The Time I Fed A Giraffe

For some reason, I’ve been thinking a lot lately about the time I fed a giraffe.

This requires a backstory. I have, among the many random connections I have made in life, a passing acquaintance with a veterinarian who works at the San Francisco Zoo. At one time in my life, I actually wanted to be a vet, and working as a zoo vet was what I was most especially interested in. I particularly wanted to work with big cats, but honestly, I wasn’t terribly picky. I later learned that being a veterinarian requires math and rather a lot of time in school, and that vet school is highly competitive, so I shelved that dream, since if there’s one thing I do not do well, it is competition.

But I digress. I was telling you about my friend, Zoo Vet. Zoo Vet asked me one day if I would like a behind the scenes tour of the zoo, and I of course said ‘yes.’ Several memories of this particular adventure stick in my head, like feeding the hippos[1. They open up their mouths wider than one would think possible and you hurl fresh vegetables in and you must be careful because sometimes they climb the walls of the enclosure with their teeth. Yes, you read that right.] and enraging the rhino[2. For some reason, the zoo’s rhino really did not like me. Apparently the rhino is usually fairly mellow, but something about me in particular evoked high levels of ire. We didn’t actually go into the rhino enclosure, but we did go around into the back, and the rhino spent the whole time being extremely angry that I was there.] and petting a baby koala[3. This was when I learned that koalas are, in fact, extremely vicious. Zoo Vet held the mother with epic leather gloves along the lines of those you might expect someone to wear for bear wrestling. The baby was, however, very, very soft.].

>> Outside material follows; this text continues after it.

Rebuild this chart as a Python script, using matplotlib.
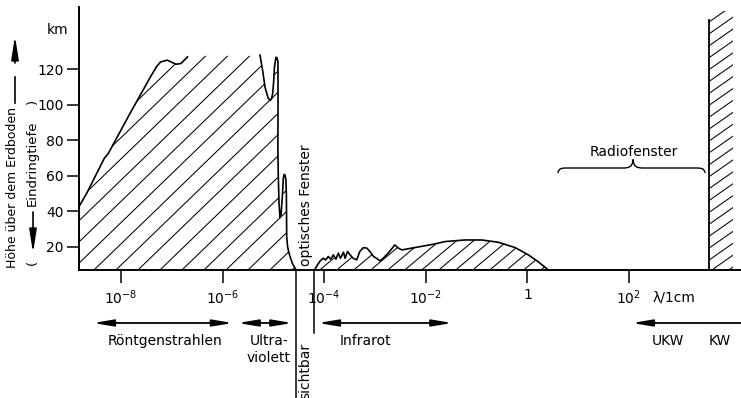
import numpy as np
import matplotlib
matplotlib.use('Agg')
import matplotlib.pyplot as plt
from matplotlib.patches import Polygon, PathPatch
from matplotlib.path import Path
from matplotlib.collections import LineCollection
from matplotlib.transforms import blended_transform_factory, IdentityTransform

plt.rcParams['font.family'] = ['DejaVu Sans']

### Daten: log10(lambda / 1 cm) und Hoehe in km
tick_exp = [-8, -6, -4, -2, 0, 2]
tick_lbl = ['$10^{-8}$', '$10^{-6}$', '$10^{-4}$', '$10^{-2}$', '1', '$10^{2}$']
height_ticks = [20, 40, 60, 80, 100, 120]

# Roentgen-Absorption (ansteigende Kante)
xray_lgl = [-8.83, -8.675, -8.33, -8.25, -7.84, -7.42, -7.30, -7.22, -7.09, -6.92, -6.82, -6.69]
xray_h = [42.5, 50.2, 69.8, 72.6, 94.2, 115.7, 121.5, 124.1, 125.1, 122.8, 123.2, 126.9]

# UV-Kante mit Absorptionsbanden (von oben nach unten)
uv_lgl = [-5.264, -5.21, -5.165, -5.106, -5.067, -5.035, -5.014, -4.995, -4.98, -4.95,
          -4.93, -4.91, -4.909, -4.912, -4.905, -4.89, -4.87, -4.85, -4.825, -4.805,
          -4.79, -4.772, -4.755, -4.745, -4.738, -4.72, -4.693, -4.66, -4.628, -4.555]
uv_h = [127.9, 119.0, 109.9, 104.0, 102.3, 103.5, 106.5, 113.0, 121.1, 126.7,
        126.5, 124.0, 100.0, 75.0, 61.6, 45.0, 36.5, 38.0, 48.0, 58.5,
        60.8, 60.4, 58.0, 50.0, 25.6, 20.0, 16.5, 13.5, 10.8, 7.1]
top_h = 127.5

# Infrarot-Absorption
ir_lgl = [-4.19, -4.14, -4.08, -4.02, -3.97, -3.92, -3.87, -3.82, -3.77, -3.72, -3.68,
          -3.62, -3.59, -3.54, -3.49, -3.43, -3.36, -3.30, -3.23, -3.16, -3.10, -3.03,
          -2.97, -2.90, -2.84, -2.74, -2.66, -2.61, -2.54, -2.47, -2.28, -1.85, -1.62,
          -1.23, -0.90, -0.57, -0.24, 0.02, 0.21, 0.41]
ir_h = [7.1, 9.5, 12.1, 13.6, 12.7, 14.6, 13.1, 15.5, 13.1, 16.5, 13.6,
        17.0, 13.6, 17.4, 15.5, 13.6, 12.7, 17.4, 19.6, 19.3, 17.4, 14.6,
        13.6, 12.1, 13.6, 16.5, 19.3, 21.1, 19.3, 18.3, 19.3, 21.5, 23.0,
        23.9, 23.9, 22.6, 19.6, 15.5, 11.7, 7.1]

# Ionosphaere (Reflexion der Radiowellen)
radio_cut = 3.575
radio_end = 4.05
radio_top = 147.5

# optisches Fenster
opt_window = [-4.555, -4.20]

# Spektralbereiche (Pfeile) in log10 lambda
bands = [('Röntgenstrahlen', -8.55, -5.80, -7.13),
         ('Ultra-\nviolett', -5.70, -4.63, -5.09),
         ('Infrarot', -4.12, -1.48, -3.18)]

xmin, xmax = -8.827, 4.205
ymin, ymax = 7, 155


def hatch(ax, lgl, h, gap, angle, lw=0.75):
    patch = Polygon(np.column_stack([10.0 ** np.asarray(lgl), h]), closed=True,
                    fill=False, edgecolor='none')
    ax.add_patch(patch)
    bb = ax.bbox
    t = np.tan(np.radians(angle))
    H = bb.height + 40
    y0 = bb.y0 - 20
    run = H / t
    starts = np.arange(bb.x0 - run, bb.x1 + gap, gap)
    segs = [[(s, y0), (s + run, y0 + H)] for s in starts]
    lc = LineCollection(segs, colors='k', linewidths=lw, transform=IdentityTransform())
    ax.add_collection(lc, autolim=False)
    lc.set_clip_path(patch)


fig = plt.figure(figsize=(7.41, 3.98), dpi=100)
ax = fig.add_axes([79 / 741, 128 / 398, 662 / 741, 263 / 398])
ax.set_xscale('log')
ax.set_xlim(10 ** xmin, 10 ** xmax)
ax.set_ylim(ymin, ymax)

# Absorptionsgebiete
left_lgl = [xmin] + xray_lgl + uv_lgl
left_h = [ymin] + xray_h[:-1] + [top_h] + [top_h] + uv_h[1:]
hatch(ax, left_lgl, left_h, 22, 44)
ax.plot(10.0 ** np.array(xray_lgl), xray_h, color='k', lw=1.2)
ax.plot(10.0 ** np.array(uv_lgl), uv_h, color='k', lw=1.2)

hatch(ax, ir_lgl, ir_h, 17, 40)
ax.plot(10.0 ** np.array(ir_lgl), ir_h, color='k', lw=1.2)

hatch(ax, [radio_cut, radio_cut, radio_end, radio_end], [ymin, 153, 153, ymin], 17, 35)
ax.plot([10 ** radio_cut] * 2, [ymin, radio_top], color='k', lw=1.3)

# Achsen
for s in ['top', 'right']:
    ax.spines[s].set_visible(False)
for s in ['left', 'bottom']:
    ax.spines[s].set_linewidth(1.4)
ax.set_xticks([10.0 ** e for e in tick_exp])
ax.set_xticklabels(tick_lbl)
ax.xaxis.set_minor_locator(matplotlib.ticker.NullLocator())
ax.set_yticks(height_ticks)
ax.tick_params(axis='both', direction='out', length=9, width=1.1, labelsize=10, pad=2)
ax.tick_params(axis='x', pad=4)

bt = blended_transform_factory(ax.transData, ax.transAxes)

# optisches Fenster
ax.plot([10 ** opt_window[0]] * 2, [0, -0.49], color='k', lw=1.1, transform=bt, clip_on=False)
ax.plot([10 ** opt_window[1]] * 2, [0, -0.24], color='k', lw=1.1, transform=bt, clip_on=False)
ax.text(10 ** -4.36, 0.247, 'optisches Fenster', rotation=90, ha='center', va='center',
        fontsize=10, transform=bt)
ax.text(10 ** -4.38, -0.385, 'sichtbar', rotation=90, ha='center', va='center',
        fontsize=10, transform=bt)

# Pfeile der Spektralbereiche
aprops = dict(arrowstyle='<|-|>,head_length=1.2,head_width=0.2', color='k', lw=1.3,
              shrinkA=0, shrinkB=0, mutation_scale=10)
for name, a, b, c in bands:
    ax.annotate('', xy=(10 ** b, -0.2015), xytext=(10 ** a, -0.2015),
                xycoords=bt, textcoords=bt, arrowprops=aprops, annotation_clip=False)
    ax.text(10 ** c, -0.243, name, ha='center', va='top', fontsize=10,
            linespacing=1.3, transform=bt)

aprops1 = dict(aprops, arrowstyle='-|>,head_length=1.2,head_width=0.2')
ax.annotate('', xy=(10 ** 2.06, -0.2015), xytext=(10 ** xmax, -0.2015),
            xycoords=bt, textcoords=bt, arrowprops=aprops1, annotation_clip=False)
ax.text(10 ** 2.77, -0.243, 'UKW', ha='center', va='top', fontsize=10, transform=bt)
ax.text(10 ** 3.79, -0.243, 'KW', ha='center', va='top', fontsize=10, transform=bt)
ax.text(10 ** 2.89, -0.103, 'λ/1cm', ha='center', va='center', fontsize=10, transform=bt)

# Radiofenster-Klammer
bx0, bxm, bx1 = 0.60, 2.08, 3.50
by0, by1, by2 = 61.6, 64.4, 69.2
d = 0.2
bverts = [(bx0, by0), (bx0 + 0.02, by1), (bx0 + 0.08, by1), (bx0 + d, by1),
          (bxm - d, by1),
          (bxm - 0.08, by1), (bxm - 0.01, by1 + 0.6), (bxm, by2),
          (bxm + 0.01, by1 + 0.6), (bxm + 0.08, by1), (bxm + d, by1),
          (bx1 - d, by1),
          (bx1 - 0.08, by1), (bx1 - 0.02, by1), (bx1, by0)]
bcodes = [Path.MOVETO] + [Path.CURVE4] * 3 + [Path.LINETO] + [Path.CURVE4] * 6 + \
         [Path.LINETO] + [Path.CURVE4] * 3
bverts = [(10 ** x, y) for x, y in bverts]
ax.add_patch(PathPatch(Path(bverts, bcodes), fill=False, lw=1.0, color='k'))
ax.text(10 ** 2.1, 73.4, 'Radiofenster', ha='center', va='center', fontsize=10)

# Beschriftung der Hoehenachse
W, Hh = 741, 398
def fp(x, y):
    return (x / W, 1 - y / Hh)

fig.text(*fp(58, 30), 'km', ha='center', va='center', fontsize=10)
fig.text(*fp(13, 187), 'Höhe über dem Erdboden', rotation=90, ha='center', va='center',
         fontsize=9)
fig.text(*fp(32, 163), 'Eindringtiefe', rotation=90, ha='center', va='center', fontsize=9.5)
fig.text(*fp(32, 101), ')', rotation=90, ha='center', va='center', fontsize=9.5)
fig.text(*fp(32, 262), '(', rotation=90, ha='center', va='center', fontsize=9.5)
varr = dict(arrowstyle='-|>,head_length=1.4,head_width=0.22', color='k', lw=1.2,
            shrinkA=0, shrinkB=0, mutation_scale=10)
fig.add_artist(matplotlib.lines.Line2D([15 / W, 15 / W], [1 - 103 / Hh, 1 - 77 / Hh],
                                       color='k', lw=1.2))
ax.annotate('', xy=fp(15, 36), xytext=fp(15, 63), xycoords='figure fraction',
            textcoords='figure fraction', arrowprops=varr, annotation_clip=False)
ax.annotate('', xy=fp(33, 253), xytext=fp(33, 212), xycoords='figure fraction',
            textcoords='figure fraction', arrowprops=varr, annotation_clip=False)

fig.savefig('out.png', dpi=100)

But it is feeding the giraffes that I remember most of all. Zoo Vet was telling us about the giraffe breeding, and we were discussing the complexities of anesthesia for giraffes, because evidently they are very sensitive, and then we filled little rubber buckets with giraffe chow, and we walked out into the giraffe yard and stood there.

I felt sort of foolish for a moment, standing there with my rubber bucket, and suddenly a huge head loomed in from behind me, and I realised that there were giraffes! Right there! That I had not noticed! The giraffe turned her head to look at me in an inquiring sort of way, and I was, well, awestruck is the only word. I had never been this close to a giraffe in my life. Her face was inches away from mine. She had thick, luscious eyelashes, and little velvety horns, and a nose that looked extremely soft.

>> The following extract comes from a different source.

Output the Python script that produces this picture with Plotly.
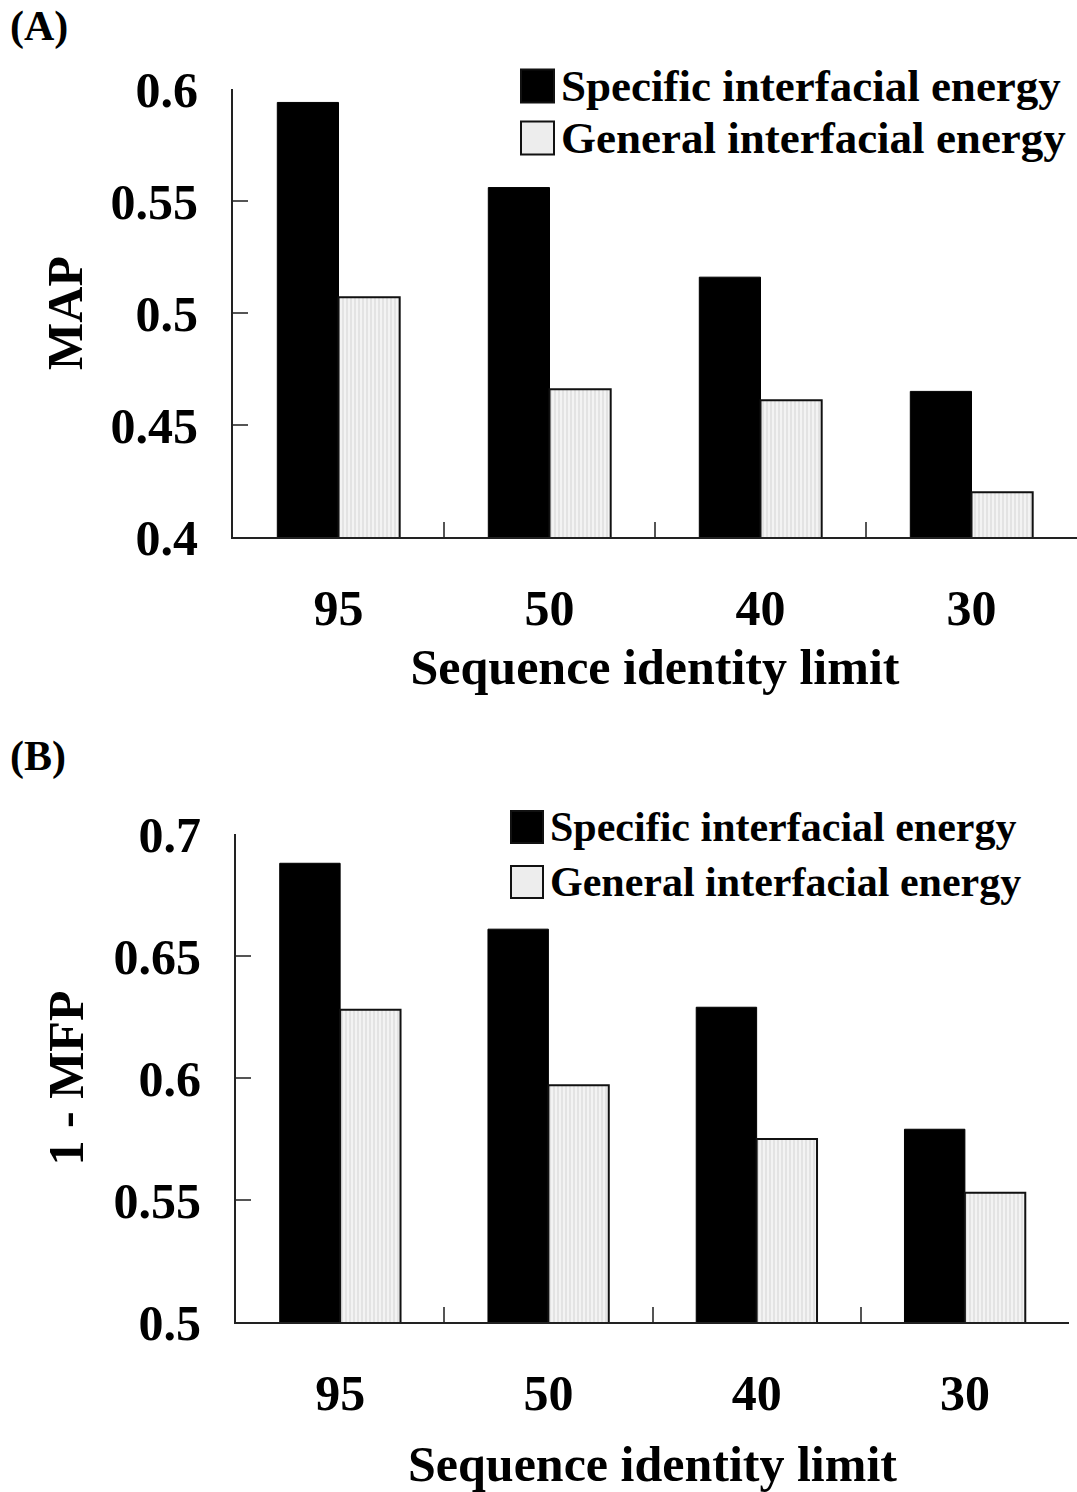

The head of a giraffe, shot against a blue sky.

(Photo by Flickr user law_keven, Creative Commons License.)

We gazed into each others’ eyes for a moment, and Zoo Vet said: ‘You know, you can pet her if you want.’

And I did, and her nose was so very soft and velvety. It was like nothing I have felt before or since. It is the feeling that you conjure up in your mind when people use words like ‘soft as a baby’s bottom.’ It was so very delightful, and she waggled her lips against my fingers and they were so very warm and also a little bit rubbery and she whiffled against my palm and it was warm and humid and it tickled, just a little bit.

She looked up at me expectantly, and Zoo Vet explained that she wanted a treat, and I could hold the bucket up for her, or see if she would take food from my hand. I put a treat in my hand, and she stuck out her long, purple tongue and wrapped it around the treat and then thoughtfully brought it back to her mouth and chewed, and then swallowed and looked at me again.

I was entranced. I hung out with the giraffe for at least an hour.

I thought that it was sad that she was living in a zoo, instead of being allowed to do giraffe-like things somewhere out in the wild, that she spent much of her day being gawked at by people. And I also felt very lucky and special for being able to touch her, to put ‘giraffe’ into my muscle and sense memory, to turn the giraffe from an abstract concept into a real, living thing. Many of us have seen pictures of giraffes or seen them in zoos, and some of us have seen them in the wild, but fewer of us have fed a giraffe treats while touching her oh so very soft horns and watching her ears flick around as we talk to her. Fewer of us have traced those little giraffe markings, have stood next to a giraffe and smelled that dusky haysweet scent that is like horse but not, have been startled by the sudden appearance of a head zooming in from above to investigate the situation on the ground.

Giraffes in general are, for the most part, deemed pretty low risk in terms of endangerment. However, there are some unique subspecies that are in danger of being lost. Ever since I interacted with the giraffe at the San Francisco Zoo, giraffe conservation has had a more personal meaning for me. The time I fed a giraffe changed my life, because, really, how can you look into those serious eyes with their framing of luxurious lashes that any film star would be jealous of and not think that this is one of the most amazing animals in the world?